Where once there was music, now let there be noise
Where once there was music, now let there be noise

Kymatik – Anthropological Constants

Paradigm Discs
Kymatik - Anthropological ConstantsThese recordings make up part of the Kymatik archive and were recorded nearly 20 years ago, yet are timeless and unfold at our leisure.

The sounds captured herein are both mysterious and arcane, the odd rumble of found vocals twisted and torn open on side one are interspersed amongst  the insidious creak and gentle murmur of things both organic and not. The rhythmic bounce of a spring hidden in the backdrop as metal discs circle and falter, dipping and droning. We can see an abandoned factory, but one which has been reclaimed, nature taking control once again, though it is not just nature that finds a home here. The earth is taking hold and here and there in scattered anterooms the power is still on and spirits play gently with the leftover machinery.

It is difficult to communicate, but Kymatik use the facilities as a means of expression, the sounds laboured and distant. Meanwhile grass grows and the slow, almost imperceptible progress of nature continues unabated. In an ancillary building we are slowly drawn to the hypnotic, insistent cacophony; the whirr of a projector, the pulse of something greater drawing us nearer, the sounds ebbing and flowing in and out of our consciousness and slightly in and out of sync, causing disorientation and a looseness of mind; a turgid groan, a vibrant rattle consuming and drifting, until there is nothing.

A gentle and soporific field recording of birds and trickling water act as an idyllic segue to the darker journey of side two.
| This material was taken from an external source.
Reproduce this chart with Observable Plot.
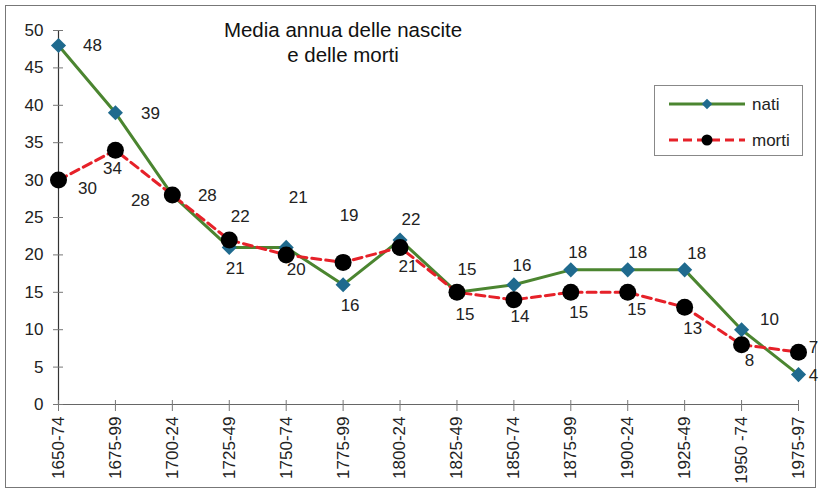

The ambience is slightly edgier here. The plunging of something into water brings to mind some of Etant Donnés‘ work, but is less structured and has a faint eerie wail occupying the backdrop as wind and water appear restless. It feels grey, overcast, brooding, ominous. The somnolent mood is suddenly upset and we are wading into the water, far out to sea with laboured steps, the drone of submerged material, distant explosions, the grip of fear and the silence of survival, that morbid silence filled with something.

Now on board, the jostle of movement, sporadic clanks and the blip of radar. The whirl and hum of sonar take over, translating the depths, peaks and troughs, wreckage and nature, efflorescence and phosphorescence, mystery and darkness. Dragged into an outburst of voices, rudely drawn again into the here and now, the hubbub, the rhythm of life, a welcome interjection? I am not so sure; better to set off again, to who knows where.

This is where it took me; allow it to take you.